Rec district to consider land sale to charter school next week
The zoning administrator is conducting a special use permit hearing today, Wednesday, Dec. 11, at 10 a.m., for a tract of land in East Quincy owned by the Central Plumas Recreation and Park District.
Plumas Charter School wants to build a school on the property located at 1425 East Main St., which is adjacent to the recreation district.
Assistant Planner Becky Herrin, with the Plumas County Planning Department, said that it was expected that the special use permit would be granted, as long as the charter school agreed to the conditions outlined in the permit. She said that the special use permit issues were separate from any decision to be made by the recreation district about selling the land to the charter school.
The recreation district is scheduled to discuss the land sale during its Dec. 17 meeting at 7:30 a.m., in its office at 34 Fairground Road.
The five members of the district’s board of directors — Jerry Sipe, Laurie Sturley, Scott Davis, Jeremy Pilkington and Rick Leonhardt — have expressed mixed sentiments about the sale and are interested in hearing from the public.

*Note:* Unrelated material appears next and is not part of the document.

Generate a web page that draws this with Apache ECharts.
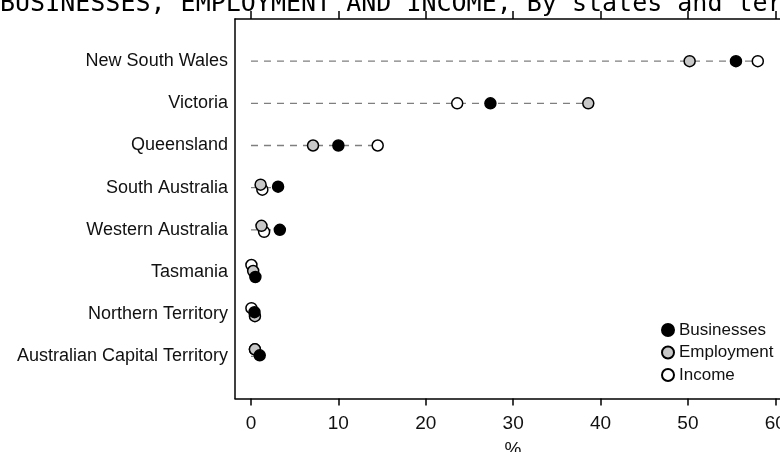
<!DOCTYPE html>
<html>
<head>
<meta charset="utf-8">
<script src="https://cdn.jsdelivr.net/npm/echarts@6/dist/echarts.min.js"></script>
<style>
  html, body { margin: 0; padding: 0; background: #ffffff; }
  #chart { width: 780px; height: 452px; }
</style>
</head>
<body>
<div id="chart"></div>
<script>
// States and territories, listed top to bottom
const regions = [
  'New South Wales', 'Victoria', 'Queensland', 'South Australia',
  'Western Australia', 'Tasmania', 'Northern Territory', 'Australian Capital Territory'
];

// Share of the national total (%)
const businesses = [55.5, 27.4, 10.0, 3.1, 3.3, 0.5, 0.4, 1.0];
const employment = [50.2, 38.6, 7.1, 1.1, 1.2, 0.25, 0.45, 0.45];
const income     = [58.0, 23.6, 14.5, 1.3, 1.5, 0.05, 0.05, 0.45];

const xTicks = [0, 10, 20, 30, 40, 50, 60];

const titleText = 'BUSINESSES, EMPLOYMENT AND INCOME, By states and territories';

// Small vertical nudges (px) so overlapping markers stay visible
const nudge = {
  Businesses: [0, 0, 0, -1, 0, 5, -2, -1],
  Employment: [0, 0, 0, -3, -4, -1, 2, -7],
  Income:     [0, 0, 0, 2, 2, -7, -6, -7]
};

const fills = { Businesses: '#000000', Employment: '#c8c8c8', Income: '#ffffff' };

function pointSeries(name, values, z) {
  return {
    name: name,
    type: 'scatter',
    z: z,
    symbol: 'circle',
    symbolSize: 11,
    itemStyle: { color: fills[name], borderColor: '#000000', borderWidth: 1.5, opacity: 1 },
    emphasis: { disabled: true },
    data: values.map((v, i) => ({
      value: [v, i + 1],
      symbolOffset: [0, nudge[name][i]]
    }))
  };
}

// Guide line from zero to the largest of the three shares in each row
const rowMax = regions.map((_, i) => [Math.max(businesses[i], employment[i], income[i]), i + 1]);

const chart = echarts.init(document.getElementById('chart'), null, { renderer: 'canvas' });

const axisFont = 'Liberation Sans';

chart.setOption({
  animation: false,
  backgroundColor: '#ffffff',
  textStyle: { fontFamily: axisFont },
  grid: {
    left: 235, top: 19, right: -11, bottom: 53.5,
    containLabel: false,
    outerBoundsMode: 'none'
  },
  xAxis: [
    {
      type: 'value',
      position: 'bottom',
      min: -1.83,
      max: 61.8,
      name: '%',
      nameLocation: 'middle',
      nameGap: 42,
      nameTextStyle: { color: '#111111', fontSize: 19, fontFamily: axisFont },
      axisLine: { show: true, onZero: false, lineStyle: { color: '#000000', width: 1.5 } },
      axisTick: { show: true, length: 7, customValues: xTicks, lineStyle: { color: '#000000', width: 1.5 } },
      axisLabel: { customValues: xTicks, margin: 16, color: '#111111', fontSize: 19, fontFamily: axisFont },
      splitLine: { show: false }
    },
    {
      type: 'value',
      position: 'top',
      min: -1.83,
      max: 61.8,
      axisLine: { show: true, onZero: false, lineStyle: { color: '#000000', width: 1.5 } },
      axisTick: { show: true, length: 8, customValues: xTicks, lineStyle: { color: '#000000', width: 1.5 } },
      axisLabel: { show: false },
      splitLine: { show: false }
    }
  ],
  yAxis: {
    type: 'value',
    inverse: true,
    min: 0,
    max: 9,
    axisLine: { show: true, onZero: false, lineStyle: { color: '#000000', width: 1.5 } },
    axisTick: { show: false },
    splitLine: { show: false },
    axisLabel: {
      customValues: regions.map((_, i) => i + 1),
      formatter: v => regions[Math.round(v) - 1] || '',
      margin: 7,
      color: '#111111',
      fontSize: 18,
      fontFamily: axisFont
    }
  },
  legend: {
    orient: 'vertical',
    left: 656,
    top: 314,
    itemWidth: 12,
    itemHeight: 12,
    itemGap: 0.5,
    icon: 'circle',
    data: ['Businesses', 'Employment', 'Income'],
    textStyle: { color: '#111111', fontSize: 17, lineHeight: 22, fontFamily: axisFont }
  },
  graphic: [
    {
      type: 'text',
      x: 0,
      y: 17,
      silent: true,
      style: {
        text: titleText,
        font: '25px "DejaVu Sans Mono"',
        fill: '#000000',
        verticalAlign: 'bottom'
      }
    }
  ],
  series: [
    {
      type: 'custom',
      name: 'guide',
      z: 1,
      silent: true,
      data: rowMax,
      renderItem: function (params, api) {
        const start = api.coord([0, api.value(1)]);
        const end = api.coord([api.value(0), api.value(1)]);
        return {
          type: 'line',
          shape: { x1: start[0], y1: start[1], x2: end[0], y2: end[1] },
          style: { stroke: '#7f7f7f', lineWidth: 1.3, lineDash: [7, 6] }
        };
      }
    },
    pointSeries('Income', income, 2),
    pointSeries('Employment', employment, 3),
    pointSeries('Businesses', businesses, 4)
  ]
});
</script>
</body>
</html>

During the board’s November meeting, directors heard that a chief advantage of the sale would be financial — the district would receive payment for the land and then, if an agreement could be reached, ongoing revenue from the district paying a fee for its students to use the district grounds for morning recess, lunch and afternoon physical education classes roughly nine months out of the year. James Shipp, the district’s general manager, and Taletha Washburn, the school’s executive director, share a vision for what could be accomplished by working together.

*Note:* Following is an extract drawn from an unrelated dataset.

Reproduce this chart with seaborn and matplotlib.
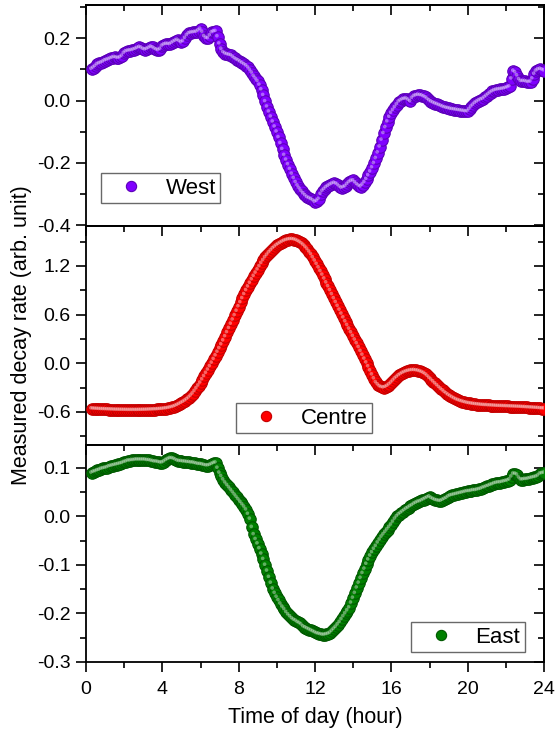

But it’s that very partnership that has at least one director concerned. Scott Davis would prefer to see the charter school build its own playground rather than use the district’s, which could impact the general public’s ability to access the play structures and grounds.
The other concern is that once the land is sold to the charter school, the district’s ability to build soccer fields or other recreation opportunities adjacent to its facility would be lost.
Washburn has proposed including its Kelsey Lane property (the site adjacent to Quincy High School where she had hoped to build a new school) to the recreation district. That site has proved problematic for building structures, but could perhaps be used for a soccer field or bicycle pump track.